Find each line with "Write" and copy it.

| SUPPLIED RECORDS |
◇ ◇ ◇
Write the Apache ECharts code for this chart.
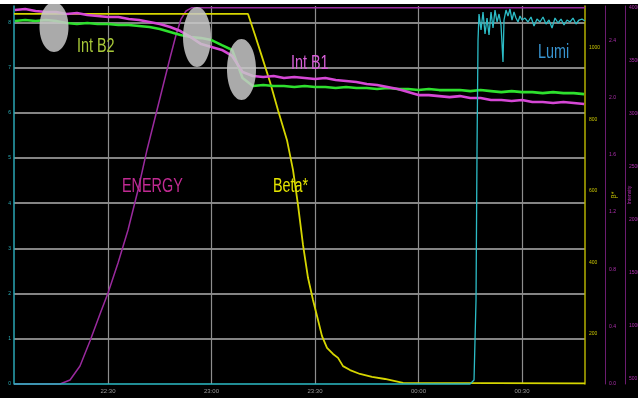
◇ ◇ ◇
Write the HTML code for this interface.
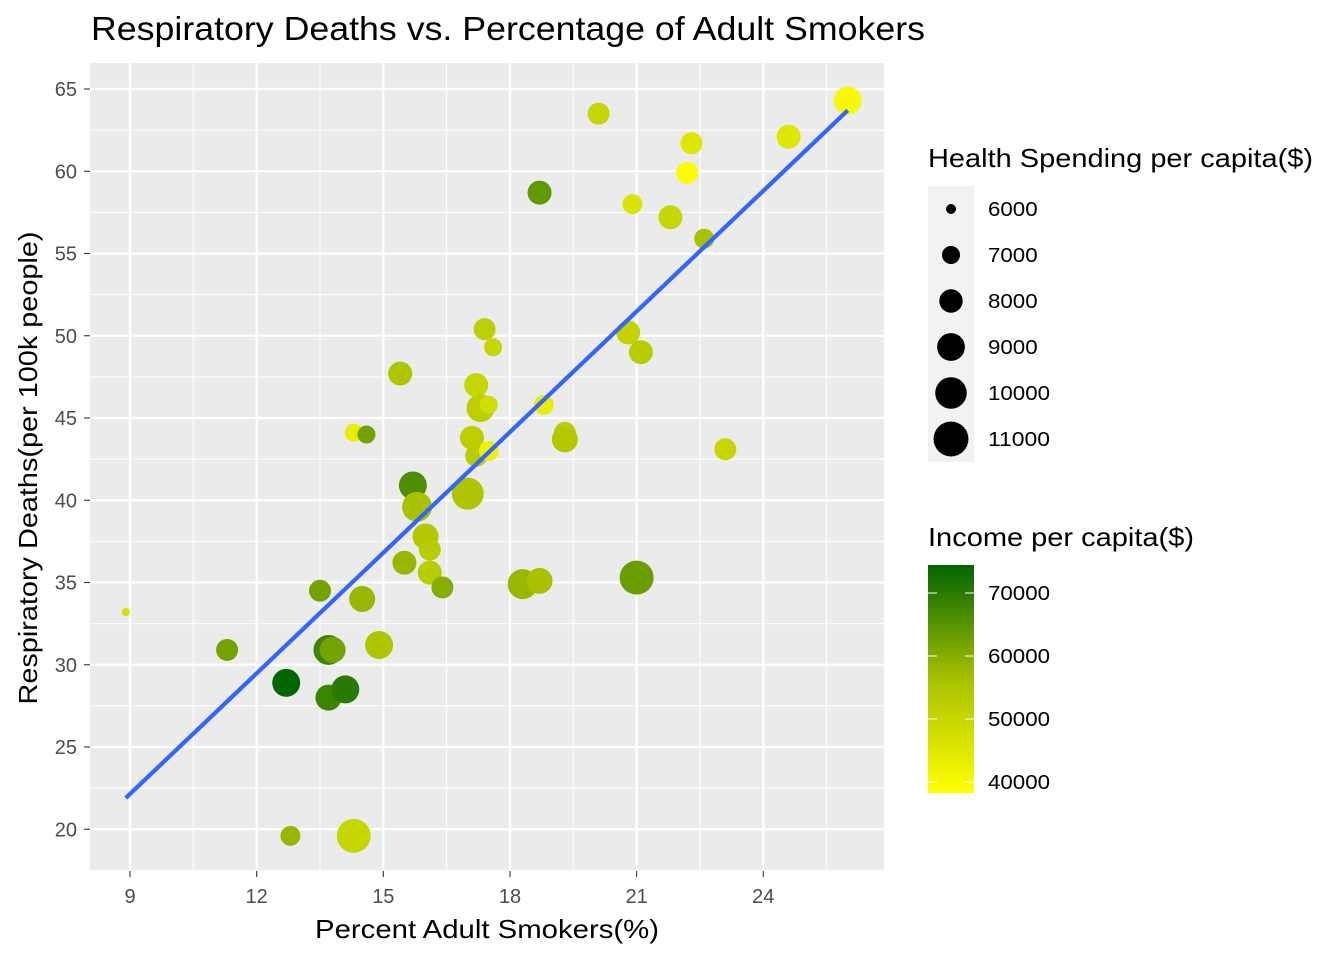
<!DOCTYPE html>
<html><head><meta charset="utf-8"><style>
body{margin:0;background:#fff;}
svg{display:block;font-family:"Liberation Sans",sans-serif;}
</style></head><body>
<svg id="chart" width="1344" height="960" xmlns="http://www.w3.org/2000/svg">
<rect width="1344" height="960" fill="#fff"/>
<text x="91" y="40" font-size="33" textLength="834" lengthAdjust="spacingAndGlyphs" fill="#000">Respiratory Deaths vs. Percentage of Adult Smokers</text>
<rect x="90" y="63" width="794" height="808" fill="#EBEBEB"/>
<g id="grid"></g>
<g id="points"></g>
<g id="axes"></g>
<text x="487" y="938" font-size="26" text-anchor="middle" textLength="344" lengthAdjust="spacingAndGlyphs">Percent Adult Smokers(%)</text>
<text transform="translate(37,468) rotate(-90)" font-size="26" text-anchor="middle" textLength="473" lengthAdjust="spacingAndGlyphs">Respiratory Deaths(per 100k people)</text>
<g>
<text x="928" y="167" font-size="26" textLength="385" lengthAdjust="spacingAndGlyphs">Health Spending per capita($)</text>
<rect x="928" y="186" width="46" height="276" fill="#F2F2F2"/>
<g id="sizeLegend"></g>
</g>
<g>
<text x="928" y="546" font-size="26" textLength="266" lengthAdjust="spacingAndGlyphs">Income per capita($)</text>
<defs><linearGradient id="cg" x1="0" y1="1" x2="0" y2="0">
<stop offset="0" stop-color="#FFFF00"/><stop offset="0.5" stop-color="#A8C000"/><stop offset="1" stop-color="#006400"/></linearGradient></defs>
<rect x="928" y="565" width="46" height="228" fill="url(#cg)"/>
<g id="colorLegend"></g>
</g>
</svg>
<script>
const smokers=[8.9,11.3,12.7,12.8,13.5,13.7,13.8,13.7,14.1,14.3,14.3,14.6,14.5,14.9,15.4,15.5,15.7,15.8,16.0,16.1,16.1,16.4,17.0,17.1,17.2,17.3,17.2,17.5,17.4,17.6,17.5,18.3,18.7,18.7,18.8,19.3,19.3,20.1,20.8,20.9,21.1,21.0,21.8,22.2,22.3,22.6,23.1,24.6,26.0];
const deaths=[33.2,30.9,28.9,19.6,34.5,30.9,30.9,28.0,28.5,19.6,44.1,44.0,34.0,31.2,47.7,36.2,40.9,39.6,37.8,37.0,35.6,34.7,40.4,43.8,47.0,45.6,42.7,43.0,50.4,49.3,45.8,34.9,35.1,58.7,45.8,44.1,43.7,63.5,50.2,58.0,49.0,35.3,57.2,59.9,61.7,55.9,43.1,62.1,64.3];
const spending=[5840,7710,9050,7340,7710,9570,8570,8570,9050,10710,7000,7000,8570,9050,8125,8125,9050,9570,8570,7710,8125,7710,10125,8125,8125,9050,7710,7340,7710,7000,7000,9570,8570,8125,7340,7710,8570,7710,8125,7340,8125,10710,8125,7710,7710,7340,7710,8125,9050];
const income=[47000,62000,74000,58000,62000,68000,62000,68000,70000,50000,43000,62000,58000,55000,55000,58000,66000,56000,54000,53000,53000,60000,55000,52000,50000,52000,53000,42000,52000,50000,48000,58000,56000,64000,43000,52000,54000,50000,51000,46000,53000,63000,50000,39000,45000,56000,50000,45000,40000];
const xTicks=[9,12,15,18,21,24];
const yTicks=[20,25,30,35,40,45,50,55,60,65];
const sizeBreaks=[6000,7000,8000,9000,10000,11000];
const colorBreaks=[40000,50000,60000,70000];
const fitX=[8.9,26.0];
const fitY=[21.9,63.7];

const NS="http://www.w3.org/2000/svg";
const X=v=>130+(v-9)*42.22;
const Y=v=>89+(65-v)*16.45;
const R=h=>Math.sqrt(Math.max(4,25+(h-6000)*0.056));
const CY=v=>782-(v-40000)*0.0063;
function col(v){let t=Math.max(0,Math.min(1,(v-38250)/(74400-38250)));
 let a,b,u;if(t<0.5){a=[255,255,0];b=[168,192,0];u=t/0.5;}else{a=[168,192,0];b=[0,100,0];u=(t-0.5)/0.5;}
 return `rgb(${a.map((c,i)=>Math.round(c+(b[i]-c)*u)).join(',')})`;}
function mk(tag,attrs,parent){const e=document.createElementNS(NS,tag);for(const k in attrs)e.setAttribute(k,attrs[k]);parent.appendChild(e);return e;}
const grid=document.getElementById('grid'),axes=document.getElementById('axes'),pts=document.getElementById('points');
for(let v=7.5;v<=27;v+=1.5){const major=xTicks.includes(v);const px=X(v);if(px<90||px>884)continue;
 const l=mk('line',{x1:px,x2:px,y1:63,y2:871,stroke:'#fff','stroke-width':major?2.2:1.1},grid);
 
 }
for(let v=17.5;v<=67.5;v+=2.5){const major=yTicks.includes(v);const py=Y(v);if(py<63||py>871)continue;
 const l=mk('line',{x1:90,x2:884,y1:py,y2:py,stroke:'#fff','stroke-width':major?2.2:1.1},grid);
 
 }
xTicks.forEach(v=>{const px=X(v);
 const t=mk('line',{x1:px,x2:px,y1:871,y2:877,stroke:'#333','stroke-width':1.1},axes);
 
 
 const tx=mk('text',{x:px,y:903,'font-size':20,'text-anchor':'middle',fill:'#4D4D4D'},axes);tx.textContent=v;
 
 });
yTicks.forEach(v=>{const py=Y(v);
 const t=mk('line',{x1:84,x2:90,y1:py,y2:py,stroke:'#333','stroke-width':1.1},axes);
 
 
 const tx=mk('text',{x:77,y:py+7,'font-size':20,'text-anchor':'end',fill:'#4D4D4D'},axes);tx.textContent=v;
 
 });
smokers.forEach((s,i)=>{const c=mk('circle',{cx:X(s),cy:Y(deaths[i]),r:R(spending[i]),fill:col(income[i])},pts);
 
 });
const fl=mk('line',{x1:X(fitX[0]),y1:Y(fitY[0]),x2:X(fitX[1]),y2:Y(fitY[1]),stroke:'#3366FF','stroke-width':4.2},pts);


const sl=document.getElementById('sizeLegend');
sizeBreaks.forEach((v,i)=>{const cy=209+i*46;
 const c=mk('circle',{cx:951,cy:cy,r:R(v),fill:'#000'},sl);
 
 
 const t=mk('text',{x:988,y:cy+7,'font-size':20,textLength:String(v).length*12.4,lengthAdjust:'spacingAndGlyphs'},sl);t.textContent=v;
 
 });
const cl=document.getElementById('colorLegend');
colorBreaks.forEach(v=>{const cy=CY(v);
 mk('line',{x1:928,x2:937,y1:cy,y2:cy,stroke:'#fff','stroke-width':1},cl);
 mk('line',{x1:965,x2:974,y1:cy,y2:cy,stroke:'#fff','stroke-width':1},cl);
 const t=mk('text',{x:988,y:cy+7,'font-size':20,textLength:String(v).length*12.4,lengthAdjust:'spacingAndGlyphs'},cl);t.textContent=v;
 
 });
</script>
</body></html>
◇ ◇ ◇
| TASK SOLUTION |
Write the Apache ECharts code for this chart.
Write the HTML code for this interface.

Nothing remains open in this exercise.